The conventional American Western was typically straightforward in its depiction of good and bad. The good cowboys wore white hats, shot straight, and practiced a sort of chivalric gallantry that in a different century Don Quixote attempted to recover. The bad cowboys wore black hats, were lousy shots, and were cheats—often shrewd, lewd, and cynical ones.

Yet, there was always a subgenre of the Western that amalgamated the good and the bad within the same cowboy or bandido and the occasional cowgirl or bandida. And of course, in both the literary and historical interpretation of noncowboy bandits who struggled against authority, good-bad has been the gold standard. Even Robin Hood, often the good-good exception, has been depicted as a good-bad character, as in Robin and Marian (1976), starring Sean Connery as Robin, whose wanderlust drove Maid Marian first to desperation, then to a nunnery, and finally to mercy killing.

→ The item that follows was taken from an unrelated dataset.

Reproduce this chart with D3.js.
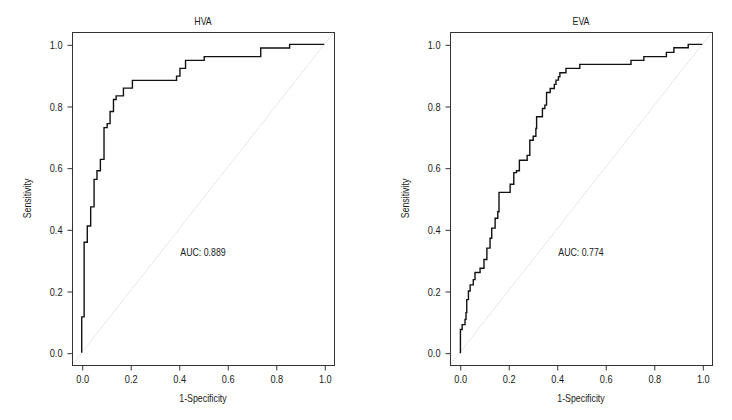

The most interesting characters of popular culture have customarily been the good-bad ones, and a frequent observation by both analysts and aficionados over 100 years and more of Westerns and other genres such as the detective film is that many of its "heroes" are good and bad. The good-bad protagonist emerged from the earliest days of the Western, as seen in the Broncho Billy films and the works of William S. Hart. In fact, four years before his appearance as Zorro (1920), Douglas Fairbanks Sr. starred in a film that highlighted good-bad in its title, The Good Bad Man (1916).

Evaluation of protagonists in accordance with the good-bad paradigm (which is explored in much greater detail in our book) is quite useful for the entire project inasmuch as we are dealing with noble bandidas and bandidos, the very semantics of which embraces the novelty and paradox of characters that are simultaneously good and bad. St. Augustine, the Bishop of Hippo, in his De Civitate Dei (City of God, 4.4) has an interesting insight into banditry from the point of view of what we might in current parlance call the discipline of political economy.

Take away justice, then, and what are governments but great bandit bands? And after all, what are bands of bandits but small states? The gang itself consists of men, it is directed by the authority of the chief, it is bound together by a pact of mutual support, and the loot is divided in accordance with an agreed law. If, as a result of the recruitment of desperadoes, this evil grows to such an extent that it takes control of a territory, establishes bases, occupies cities and subjugates peoples, then it assumes the name of a government, the more openly because this is now plainly applicable: not because the robbers have renounced their rapacity, but because they are no longer at risk of punishment.